Una questione di approccio: liquidata così, con una battuta di Sarri, dispensata in diretta dall’Ucraina, la prima sconfitta del Napoli fa meno paura, ma fa sempre notizia. Soprattutto per chi aveva omesso qualche dettaglio nel presentare la partita di Champions League con lo Shakhtar: di fronte non c’era una formazione di giocatori dilettanti, ma una squadra testa di serie nel sorteggio europeo, dove la sintesi tra la fantasia sudamericana e la fisicità europea è stata perfettamente elaborata dal portoghese Paulo Fonseca.

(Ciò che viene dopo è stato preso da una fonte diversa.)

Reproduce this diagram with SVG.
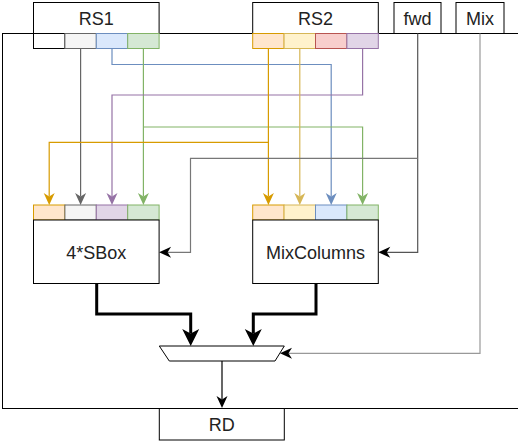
<svg xmlns="http://www.w3.org/2000/svg" width="518" height="441" viewBox="0 0 518 441">
<style>
.box{fill:#fff;stroke:#000;stroke-width:1}
.t{font-family:"Liberation Sans",Arial,sans-serif;font-size:18px;fill:#222;text-anchor:middle}
.ln{fill:none;stroke-width:1.2}
.thick{fill:none;stroke:#000;stroke-width:3}
</style>
<defs>
<marker id="m-or" viewBox="-4 -7 14 14" refX="0" refY="0" markerWidth="14" markerHeight="14" markerUnits="userSpaceOnUse" orient="auto"><path d="M0,0 L-3.5,-5.5 L8.5,0 L-3.5,5.5 Z" fill="#d79b00"/></marker>
<marker id="m-ye" viewBox="-4 -7 14 14" refX="0" refY="0" markerWidth="14" markerHeight="14" markerUnits="userSpaceOnUse" orient="auto"><path d="M0,0 L-3.5,-5.5 L8.5,0 L-3.5,5.5 Z" fill="#d6b656"/></marker>
<marker id="m-bl" viewBox="-4 -7 14 14" refX="0" refY="0" markerWidth="14" markerHeight="14" markerUnits="userSpaceOnUse" orient="auto"><path d="M0,0 L-3.5,-5.5 L8.5,0 L-3.5,5.5 Z" fill="#6c8ebf"/></marker>
<marker id="m-gr" viewBox="-4 -7 14 14" refX="0" refY="0" markerWidth="14" markerHeight="14" markerUnits="userSpaceOnUse" orient="auto"><path d="M0,0 L-3.5,-5.5 L8.5,0 L-3.5,5.5 Z" fill="#82b366"/></marker>
<marker id="m-pu" viewBox="-4 -7 14 14" refX="0" refY="0" markerWidth="14" markerHeight="14" markerUnits="userSpaceOnUse" orient="auto"><path d="M0,0 L-3.5,-5.5 L8.5,0 L-3.5,5.5 Z" fill="#9673a6"/></marker>
<marker id="m-gy" viewBox="-4 -7 14 14" refX="0" refY="0" markerWidth="14" markerHeight="14" markerUnits="userSpaceOnUse" orient="auto"><path d="M0,0 L-3.5,-5.5 L8.5,0 L-3.5,5.5 Z" fill="#666666"/></marker>
<marker id="m-k" viewBox="-4 -7 14 14" refX="0" refY="0" markerWidth="14" markerHeight="14" markerUnits="userSpaceOnUse" orient="auto"><path d="M0,0 L-3.5,-5.5 L8.5,0 L-3.5,5.5 Z" fill="#000"/></marker>
<marker id="m-thick" viewBox="-5 -9 18 18" refX="0" refY="0" markerWidth="18" markerHeight="18" markerUnits="userSpaceOnUse" orient="auto"><path d="M0,0 L-4.5,-8.5 L12.5,0 L-4.5,8.5 Z" fill="#000"/></marker>
</defs>

<rect id="frame" x="2.5" y="33.5" width="520" height="375" fill="#fff" stroke="#000"/>

<g id="RS1">
<rect class="box" x="33.5" y="2.5" width="125.6" height="31"/>
<text class="t" x="96.3" y="25">RS1</text>
<rect x="33.5" y="33.5" width="31.4" height="15" fill="#fff" stroke="#000"/>
<rect x="64.9" y="33.5" width="31.4" height="15" fill="#f5f5f5" stroke="#666666"/>
<rect x="96.3" y="33.5" width="31.4" height="15" fill="#dae8fc" stroke="#6c8ebf"/>
<rect x="127.7" y="33.5" width="31.4" height="15" fill="#d5e8d4" stroke="#82b366"/>
</g>

<g id="RS2">
<rect class="box" x="252.7" y="2.5" width="125.6" height="31"/>
<text class="t" x="315.5" y="25">RS2</text>
<rect x="252.7" y="33.5" width="31.4" height="15" fill="#ffe6cc" stroke="#d79b00"/>
<rect x="284.1" y="33.5" width="31.4" height="15" fill="#fff2cc" stroke="#d6b656"/>
<rect x="315.5" y="33.5" width="31.4" height="15" fill="#f8cecc" stroke="#b85450"/>
<rect x="346.9" y="33.5" width="31.4" height="15" fill="#e1d5e7" stroke="#9673a6"/>
</g>

<g id="fwd">
<rect class="box" x="394" y="2.5" width="47" height="31"/>
<text class="t" x="417.5" y="25">fwd</text>
</g>

<g id="Mix">
<rect class="box" x="456" y="2.5" width="48" height="31"/>
<text class="t" x="480" y="25">Mix</text>
</g>

<g id="SBox">
<rect x="33.5" y="205" width="31.4" height="15" fill="#ffe6cc" stroke="#d79b00"/>
<rect x="64.9" y="205" width="31.4" height="15" fill="#f5f5f5" stroke="#666666"/>
<rect x="96.3" y="205" width="31.4" height="15" fill="#e1d5e7" stroke="#9673a6"/>
<rect x="127.7" y="205" width="31.4" height="15" fill="#d5e8d4" stroke="#82b366"/>
<rect class="box" x="33.5" y="220" width="125.6" height="63.5"/>
<text class="t" x="96.3" y="259">4*SBox</text>
</g>

<g id="MixColumns">
<rect x="252.7" y="205" width="31.4" height="15" fill="#ffe6cc" stroke="#d79b00"/>
<rect x="284.1" y="205" width="31.4" height="15" fill="#fff2cc" stroke="#d6b656"/>
<rect x="315.5" y="205" width="31.4" height="15" fill="#dae8fc" stroke="#6c8ebf"/>
<rect x="346.9" y="205" width="31.4" height="15" fill="#d5e8d4" stroke="#82b366"/>
<rect class="box" x="252.7" y="220" width="125.6" height="63.5"/>
<text class="t" x="315.5" y="259">MixColumns</text>
</g>

<g id="mux">
<polygon points="159.3,346 284.3,346 275,361 169.3,361" fill="#fff" stroke="#000"/>
</g>

<g id="RD">
<rect class="box" x="159.3" y="408.5" width="125" height="31.5"/>
<text class="t" x="221.8" y="431">RD</text>
</g>

<g id="connectors">
<path class="ln" stroke="#666666" d="M80.6,48.5 V196.5" marker-end="url(#m-gy)"/>
<path class="ln" stroke="#6c8ebf" d="M112,48.5 V64.5 H331.2 V196.5" marker-end="url(#m-bl)"/>
<path class="ln" stroke="#82b366" d="M143.4,48.5 V196.5" marker-end="url(#m-gr)"/>
<path class="ln" stroke="#82b366" d="M143.4,127 H362.6 V196.5" marker-end="url(#m-gr)"/>
<path class="ln" stroke="#9673a6" d="M362.6,48.5 V95 H112 V196.5" marker-end="url(#m-pu)"/>
<path class="ln" stroke="#d79b00" d="M268.4,48.5 V196.5" marker-end="url(#m-or)"/>
<path class="ln" stroke="#d79b00" d="M268.4,142.3 H49.2 V196.5" marker-end="url(#m-or)"/>
<path class="ln" stroke="#d6b656" d="M299.8,48.5 V196.5" marker-end="url(#m-ye)"/>
<path class="ln" stroke="#555" d="M417.7,33.5 V252.3 H386.8" marker-end="url(#m-k)"/>
<path class="ln" stroke="#777" d="M417.7,158.3 H190.5 V252.3 H167.6" marker-end="url(#m-k)"/>
<path class="ln" stroke="#999" d="M480,33.5 V353.3 H288.5" marker-end="url(#m-k)"/>
<path class="thick" d="M96.7,283.5 V314 H190.7 V333.5" marker-end="url(#m-thick)"/>
<path class="thick" d="M316,283.5 V314 H253.3 V333.5" marker-end="url(#m-thick)"/>
<path class="ln" stroke="#000" d="M222,361 V399.5" marker-end="url(#m-k)"/>
</g>
</svg>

E il Napoli per la prima volta in questa stagione ha scoperto un avversario bravo a imporre il proprio gioco.
Qui si apre il dibattito: ha ragione Sarri che offre una lettura psicologica, di approccio mentale sbagliato, oppure bisogna mettere in conto anche di perfezionare una più veloce capacità di adattamento al nemico? Qualsiasi soluzione pensiate di preferire, è sempre una questione di testa. Che in Italia, forse, si presenterà meno spesso, ma in Europa è un fattore sempre determinante. Ecco perché sono apparse un po’ frettolose le critiche alle scelte di Sarri che resta il più profondo conoscitore dello stato di forma dei propri giocatori: che cosa sarebbe potuto cambiare? Forse anche l’indispensabile Mertens avrebbe sofferto come nel primo tragico quarto d’ora hanno fatto i suoi compagni. Hamsik, poi, merita che gli venga concesso credito sul campo, non esiste ancora un laboratorio per il recupero accelerato. E Reina? Chi avrebbe ipotizzato una sua corresponsabilità sul secondo gol ucraino?
Lasciate che il Napoli torni in officina, finora l’autocorrezione ha sempre funzionato. L’analisi più lucida l’ha fatta Callejon: “Gli altri ci studiano, dobbiamo essere ancora più veloci”. Nelle prime partite agli altri non è stato concesso mai il tempo di pensare. L’incantesimo è stato solo interrotto.